La densità di un’atmosfera dominata dall’idrogeno diminuisce circa 14 volte meno rapidamente man mano che si sale in alto rispetto a un’atmosfera dominata dall’azoto come quella terrestre. Questo crea un inviluppo dell’atmosfera che circonda il pianeta 14 volte più grande, rendendolo facile da individuare nei dati spettroscopici. Le dimensioni maggiori aumenterebbero anche le nostre possibilità di osservare una tale atmosfera attraverso l’imaging diretto con un telescopio ottico.

Respirazione idrogeno in laboratorio

Gli autori hanno condotto esperimenti di laboratorio in cui hanno dimostrato che il batterio E. coli può sopravvivere e moltiplicarsi in un’atmosfera di idrogeno in totale assenza di ossigeno. Lo stesso è stato dimostrato per una varietà di lievito.

Sebbene questo sia interessante, non aggiunge molto peso all’argomento che la vita potrebbe prosperare in un’atmosfera di idrogeno. Conosciamo già molti batteri che sopravvivono metabolizzando l’idrogeno e c’è persino un organismo multicellulare che trascorre tutta la sua vita in una zona priva di ossigeno sul fondo del Mediterraneo.

È improbabile che l’atmosfera terrestre, che è iniziata senza ossigeno, abbia mai avuto più dell’1% di idrogeno. Ma le primissime forme viventi, appena apparse sul nostro pianeta, potrebbero aver avuto un metabolismo che faceva reagire l’idrogeno con il carbonio per formare metano, piuttosto che facendo reagire l’ossigeno con il carbonio per formare anidride carbonica, come fa la vita oggi sulla Terra.

Gas di biofirma

Lo studio ha fatto una scoperta importante. I ricercatori hanno dimostrato che esiste una “diversità sorprendente” di dozzine di gas prodotti da ceppi di E. coli che vivono in un’atmosfera di l’idrogeno. Molti di questi, come il dimetilsolfuro, il solfuro di carbonile e l’isoprene, potrebbero essere “biofirme” rilevabili in un’atmosfera di idrogeno. Questa consapevolezza può aumentare le nostre possibilità di riconoscere le firme della vita su un esopianeta.

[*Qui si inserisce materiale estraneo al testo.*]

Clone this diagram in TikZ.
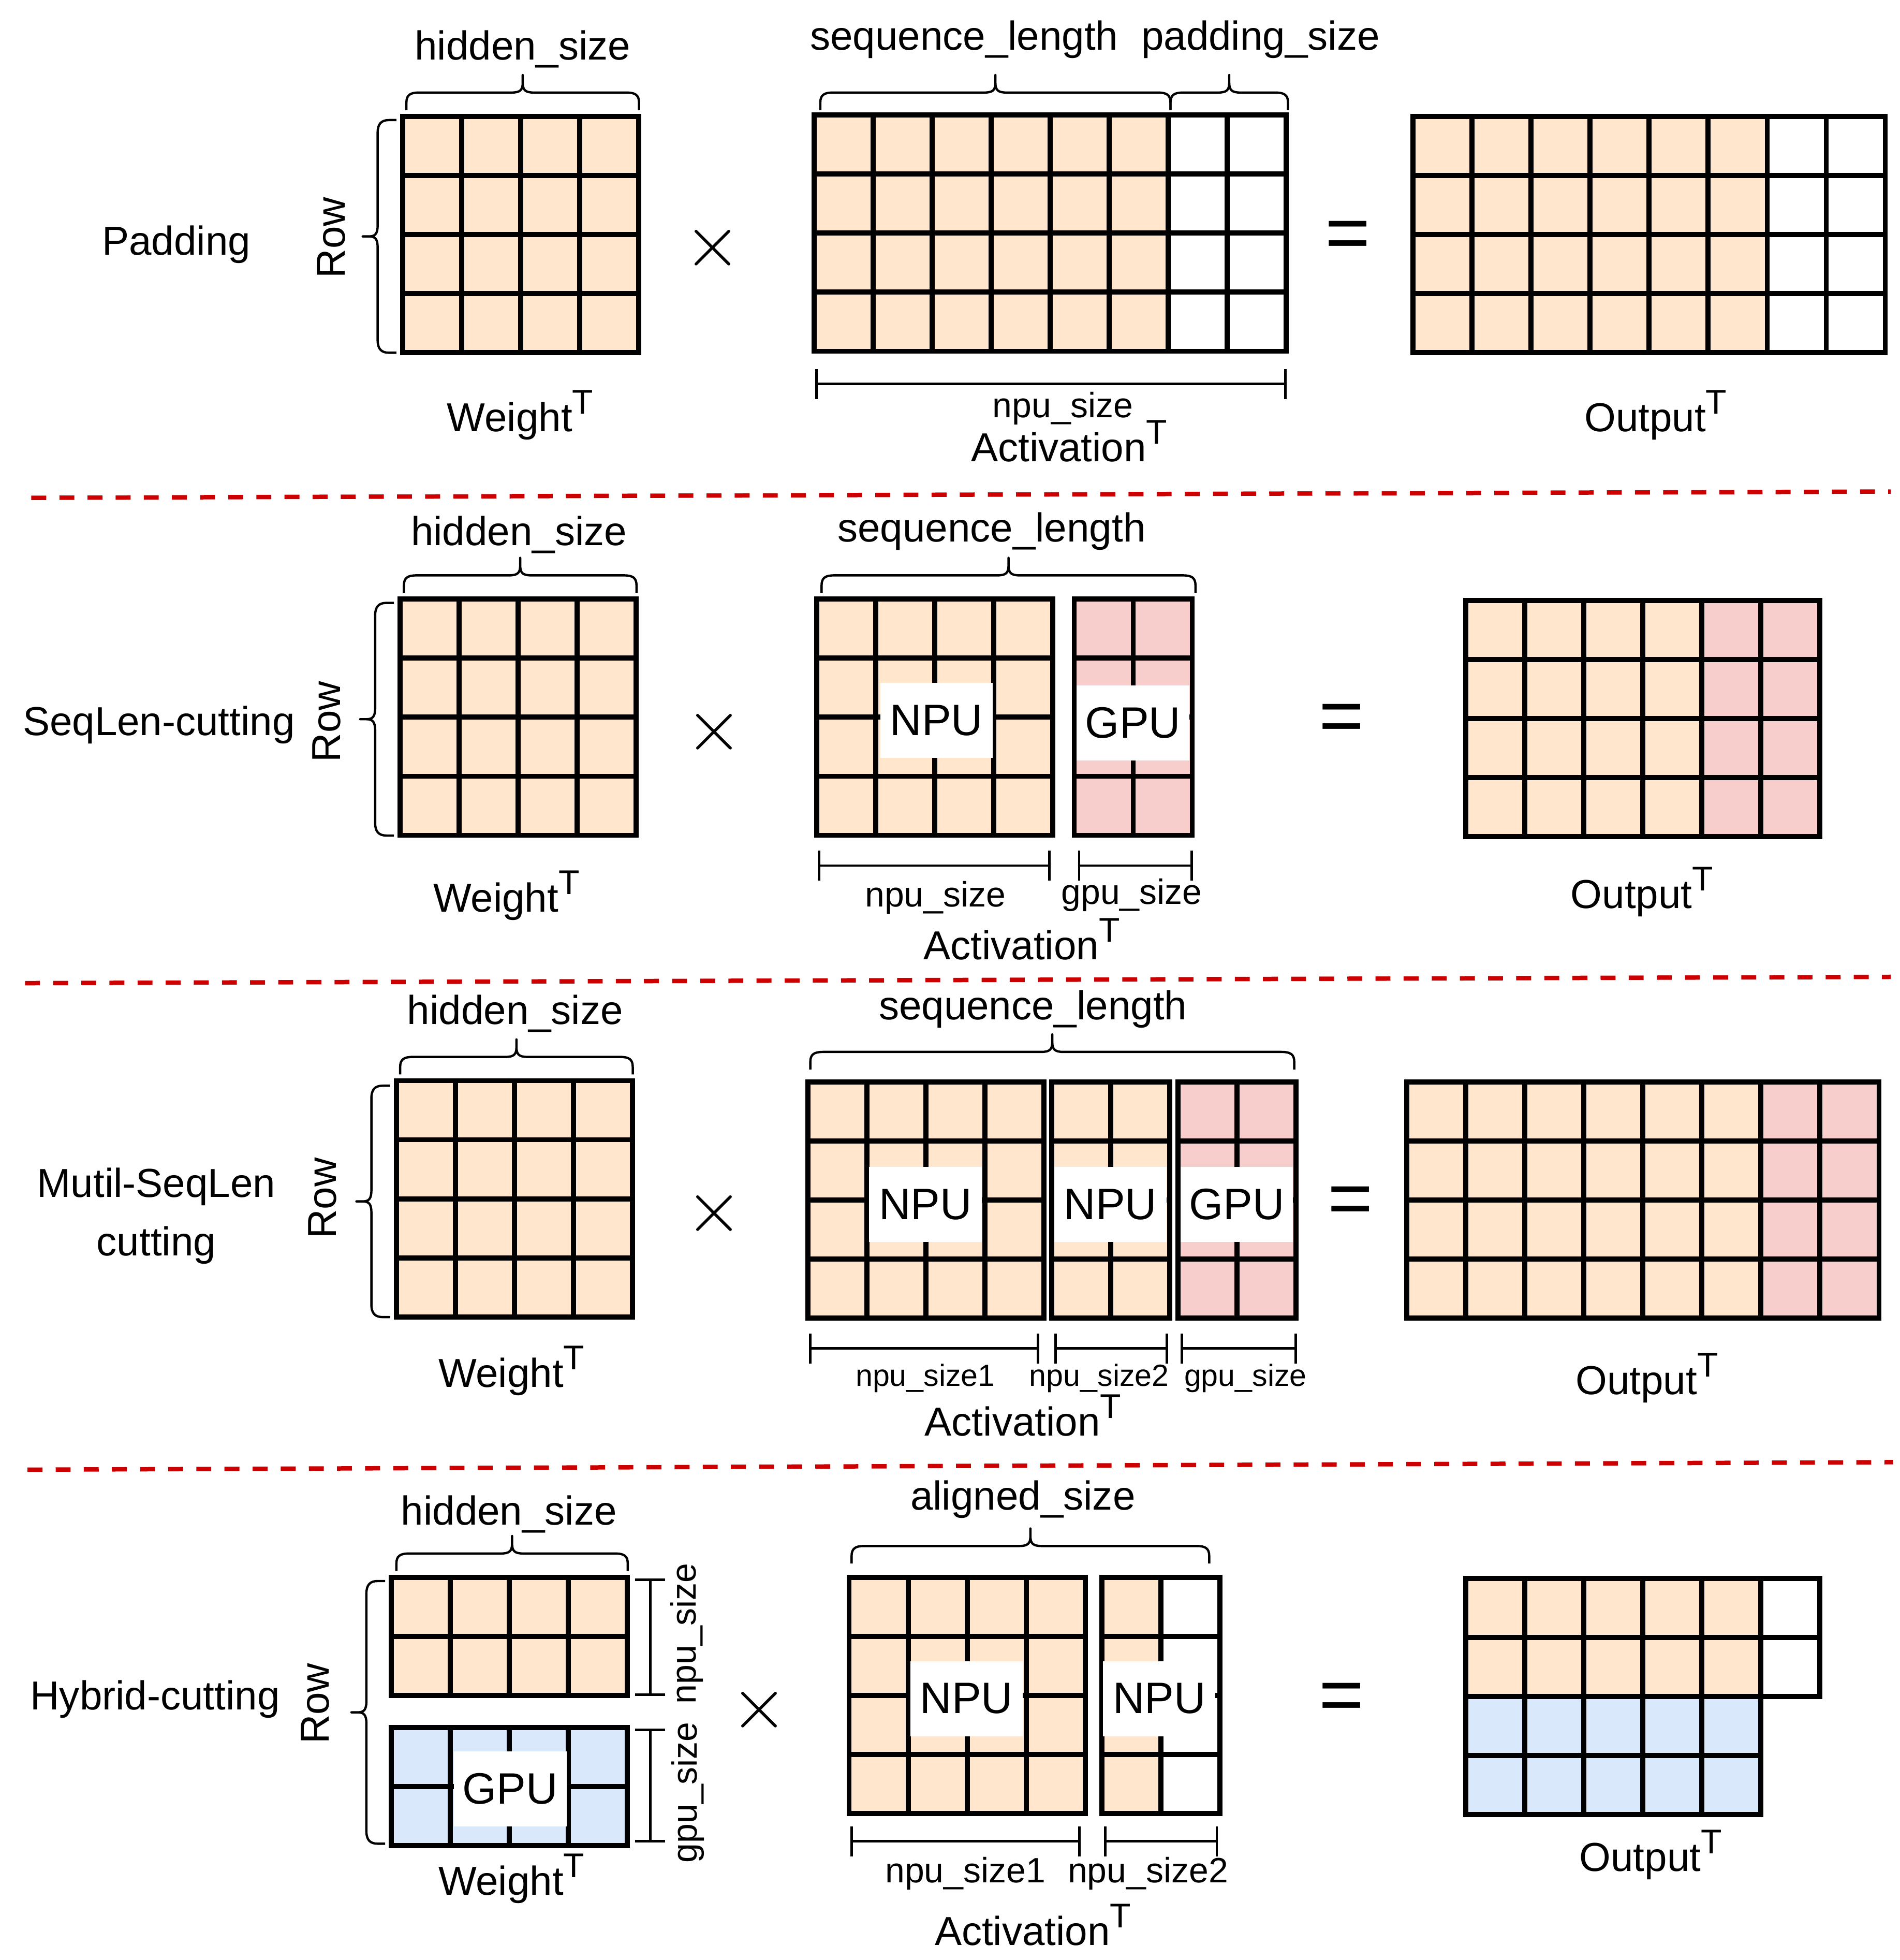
\RequirePackage{fix-cm}
\documentclass[tikz,border=0pt]{standalone}
\usepackage{fontspec}
\setmainfont{Liberation Sans}
\usepackage{tikz}
\usetikzlibrary{math}
\usetikzlibrary{arrows.meta}

\definecolor{npuorange}{HTML}{FFE6CC}
\definecolor{gpupink}{HTML}{F8CECC}
\definecolor{gpublue}{HTML}{DAE8FC}
\definecolor{cutred}{HTML}{CC0000}

% raised T of the transposed matrices
\newcommand{\tsup}{\raisebox{10pt}{\fontsize{19.5}{22}\selectfont T}}

% grid of cells: x0, y0, columns, rows, fill
\newcommand{\cellmat}[5]{%
  \foreach \ci in {1,...,#3}{
    \foreach \rj in {1,...,#4}{
      \draw[cellbox, fill=#5] ({#1+(\ci-1)*\cs},{#2+(\rj-1)*\cs}) rectangle ++(\cs,\cs);
    }
  }
}

% curly brace above a matrix: x left, x right, y of the feet
\newcommand{\topbrace}[3]{%
  \pgfmathsetmacro{\bmid}{(#1+#2)/2}
  \draw[brace] (#1,#3) -- (#1,#3-6)
    .. controls (#1,#3-12) and (#1+3,#3-14) .. (#1+10,#3-14)
    -- (\bmid-9,#3-14)
    .. controls (\bmid-2,#3-14) and (\bmid,#3-16) .. (\bmid,#3-22)
    -- (\bmid,#3-28) -- (\bmid,#3-22)
    .. controls (\bmid,#3-16) and (\bmid+2,#3-14) .. (\bmid+9,#3-14)
    -- (#2-10,#3-14)
    .. controls (#2-3,#3-14) and (#2,#3-12) .. (#2,#3-6)
    -- (#2,#3);
}

% curly brace left of a matrix: x of the feet, y top, y bottom
\newcommand{\leftbrace}[3]{%
  \pgfmathsetmacro{\bmid}{(#2+#3)/2}
  \draw[brace] (#1,#2) -- (#1-6,#2)
    .. controls (#1-12,#2) and (#1-15,#2+3) .. (#1-15,#2+10)
    -- (#1-15,\bmid-9)
    .. controls (#1-15,\bmid-2) and (#1-17,\bmid) .. (#1-22,\bmid)
    -- (#1-27,\bmid) -- (#1-22,\bmid)
    .. controls (#1-17,\bmid) and (#1-15,\bmid+2) .. (#1-15,\bmid+9)
    -- (#1-15,#3-10)
    .. controls (#1-15,#3-3) and (#1-12,#3) .. (#1-6,#3)
    -- (#1,#3);
}

\begin{document}
\begin{tikzpicture}[x=0.025cm, y=-0.025cm,
  cellbox/.style={draw=black, line width=2.9pt},
  brace/.style={draw=black, line width=1.3pt, line join=round},
  dimline/.style={draw=black, line width=1.4pt, {Bar[width=0.6cm]}-{Bar[width=0.6cm]}},
  cutline/.style={draw=cutred, line width=2.5pt, dash pattern=on 8.5pt off 7.5pt},
  txt/.style={font=\fontsize{23}{27}\selectfont, inner sep=0pt, anchor=base},
  lblsmall/.style={font=\fontsize{20}{24}\selectfont, inner sep=0pt, anchor=base},
  lbltiny/.style={font=\fontsize{17.4}{21}\selectfont, inner sep=0pt, anchor=base},
  rowlbl/.style={font=\fontsize{23}{27}\selectfont, inner sep=0pt, rotate=90},
  hwbox/.style={fill=white, font=\fontsize{25}{30}\selectfont, minimum width=2.25cm, minimum height=1.5cm, inner sep=0pt},
  timessign/.style={font=\fontsize{42}{46}\selectfont, inner sep=0pt},
  eqsign/.style={font=\fontsize{44}{48}\selectfont, inner sep=0pt},
]

  \useasboundingbox (0,0) rectangle (1519,1567);

  \tikzmath{
    \cs = 47.2; % side of one cell
  }

  % ================= Padding =================
  \cellmat{322}{93}{4}{4}{npuorange}
  \cellmat{651}{92}{6}{4}{npuorange}
  \cellmat{651+6*\cs}{92}{2}{4}{white}
  \cellmat{1130}{93}{6}{4}{npuorange}
  \cellmat{1130+6*\cs}{93}{2}{4}{white}

  \topbrace{325}{511}{88}
  \topbrace{656}{936}{88}
  \topbrace{936}{1030}{88}
  \leftbrace{317}{96}{282}
  \draw[dimline] (652,307) -- (1029,307);

  \node[txt] (pName) at (141,204) {Padding};
  \node[rowlbl] (pRow) at (265,190) {Row};
  \node[txt] (pHidden) at (418,48) {hidden\_size};
  \node[txt] (pSeq) at (771,40) {sequence\_length};
  \node[txt] (pPad) at (1008,40) {padding\_size};
  \node[txt] (pWeight) at (416,345) {Weight\tsup};
  \node[lblsmall] (pNpu) at (850,334) {npu\_size};
  \node[txt] (pAct) at (855,369) {Activation\tsup};
  \node[txt] (pOut) at (1324,345) {Output\tsup};
  \node[timessign] (pTimes) at (570,198) {$\times$};
  \node[eqsign] (pEq) at (1078,192) {=};

  \draw[cutline] (25,398) -- (1512,393);

  % ================= SeqLen-cutting =================
  \cellmat{320}{479}{4}{4}{npuorange}
  \cellmat{653}{479}{4}{4}{npuorange}
  \cellmat{859}{479}{2}{4}{gpupink}
  \cellmat{1172}{480}{4}{4}{npuorange}
  \cellmat{1172+4*\cs}{480}{2}{4}{gpupink}

  \topbrace{323}{509}{474}
  \topbrace{657}{956}{474}
  \leftbrace{315}{482}{668}
  \draw[dimline] (654,692) -- (840,692);
  \draw[dimline] (862,692) -- (954,692);

  \node[hwbox] (sNpu) at (749,576) {NPU};
  \node[hwbox] (sGpu) at (906,578) {GPU};

  \node[txt] (sName) at (127,588) {SeqLen-cutting};
  \node[rowlbl] (sRow) at (261,577) {Row};
  \node[txt] (sHidden) at (415,436) {hidden\_size};
  \node[txt] (sSeq) at (793,433) {sequence\_length};
  \node[lblsmall] (sNpuSize) at (748,725) {npu\_size};
  \node[lblsmall] (sGpuSize) at (905,723) {gpu\_size};
  \node[txt] (sAct) at (817,767) {Activation\tsup};
  \node[txt] (sWeight) at (405,729) {Weight\tsup};
  \node[txt] (sOut) at (1313,726) {Output\tsup};
  \node[timessign] (sTimes) at (571,585) {$\times$};
  \node[eqsign] (sEq) at (1073,578) {=};

  \draw[cutline] (20,786) -- (1512,781);

  % ================= Mutil-SeqLen cutting =================
  \cellmat{317}{864}{4}{4}{npuorange}
  \cellmat{646}{865}{4}{4}{npuorange}
  \cellmat{841}{865}{2}{4}{npuorange}
  \cellmat{942}{865}{2}{4}{gpupink}
  \cellmat{1125}{865}{6}{4}{npuorange}
  \cellmat{1125+6*\cs}{865}{2}{4}{gpupink}

  \topbrace{320}{506}{859}
  \topbrace{648}{1035}{855}
  \leftbrace{312}{868}{1053}
  \draw[dimline] (647,1078) -- (831,1078);
  \draw[dimline] (843,1078) -- (934,1078);
  \draw[dimline] (944,1078) -- (1037,1078);

  \node[hwbox] (mNpuA) at (740,963) {NPU};
  \node[hwbox] (mNpuB) at (888,963) {NPU};
  \node[hwbox] (mGpu) at (989,963) {GPU};

  \node[txt] (mNameA) at (125,957) {Mutil-SeqLen};
  \node[txt] (mNameB) at (125,1004) {cutting};
  \node[rowlbl] (mRow) at (258,958) {Row};
  \node[txt] (mHidden) at (412,819) {hidden\_size};
  \node[txt] (mSeq) at (826,815) {sequence\_length};
  \node[lbltiny] (mNpuSizeA) at (740,1108) {npu\_size1};
  \node[lbltiny] (mNpuSizeB) at (879,1108) {npu\_size2};
  \node[lbltiny] (mGpuSize) at (996,1108) {gpu\_size};
  \node[txt] (mAct) at (818,1148) {Activation\tsup};
  \node[txt] (mWeight) at (409,1109) {Weight\tsup};
  \node[txt] (mOut) at (1317,1115) {Output\tsup};
  \node[timessign] (mTimes) at (571,970) {$\times$};
  \node[eqsign] (mEq) at (1080,964) {=};

  \draw[cutline] (22,1175) -- (1514,1169);

  % ================= Hybrid-cutting =================
  \cellmat{313}{1261}{4}{2}{npuorange}
  \cellmat{313}{1381}{4}{2}{gpublue}
  \cellmat{679}{1261}{4}{4}{npuorange}
  \cellmat{881}{1261}{1}{4}{npuorange}
  \cellmat{881+\cs}{1261}{1}{4}{white}
  \cellmat{1172}{1262}{5}{2}{npuorange}
  \cellmat{1172+5*\cs}{1262}{1}{2}{white}
  \cellmat{1172}{1262+2*\cs}{5}{2}{gpublue}

  \topbrace{317}{502}{1256}
  \topbrace{681}{967}{1250}
  \leftbrace{308}{1264}{1474}
  \draw[dimline] (520,1262) -- (520,1356);
  \draw[dimline] (520,1382) -- (520,1473);
  \draw[dimline] (680,1472) -- (864,1472);
  \draw[dimline] (883,1472) -- (974,1472);

  \node[hwbox] (hGpu) at (408,1430) {GPU};
  \node[hwbox] (hNpuA) at (773,1358) {NPU};
  \node[hwbox] (hNpuB) at (927,1358) {NPU};

  \node[txt] (hName) at (124,1367) {Hybrid-cutting};
  \node[rowlbl] (hRow) at (252,1362) {Row};
  \node[txt] (hHidden) at (407,1219) {hidden\_size};
  \node[txt] (hAligned) at (818,1207) {aligned\_size};
  \node[lblsmall, anchor=center, rotate=90] (hNpuSize) at (549,1306) {npu\_size};
  \node[lblsmall, anchor=center, rotate=90] (hGpuSize) at (550,1433) {gpu\_size};
  \node[lblsmall] (hNpuSizeA) at (772,1505) {npu\_size1};
  \node[lblsmall] (hNpuSizeB) at (918,1505) {npu\_size2};
  \node[txt] (hAct) at (826,1555) {Activation\tsup};
  \node[txt] (hWeight) at (409,1515) {Weight\tsup};
  \node[txt] (hOut) at (1320,1496) {Output\tsup};
  \node[timessign] (hTimes) at (607,1367) {$\times$};
  \node[eqsign] (hEq) at (1073,1361) {=};

\end{tikzpicture}
\end{document}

Detto questo, i processi metabolici che utilizzano l’idrogeno sono meno efficienti di quelli che utilizzano l’ossigeno. Gli autori del nuovo studio sottolineano inoltre che l’idrogeno molecolare in concentrazione sufficiente può agire da gas serra. Ciò potrebbe mantenere la superficie di un pianeta abbastanza calda per l’acqua liquida, e quindi la vita in superficie, più lontana dalla sua stella di quanto non sarebbe altrimenti.

Gli autori evitano di considerare le possibilità di trovare la vita in pianeti gassosi giganti come Giove. Anche così, espandendo il pool di mondi abitabili per includere super-Terre con atmosfere ricche di idrogeno, hanno potenzialmente raddoppiato il numero di esopianeti che potremmo sondare per trovare i primi segni di vita extraterrestre.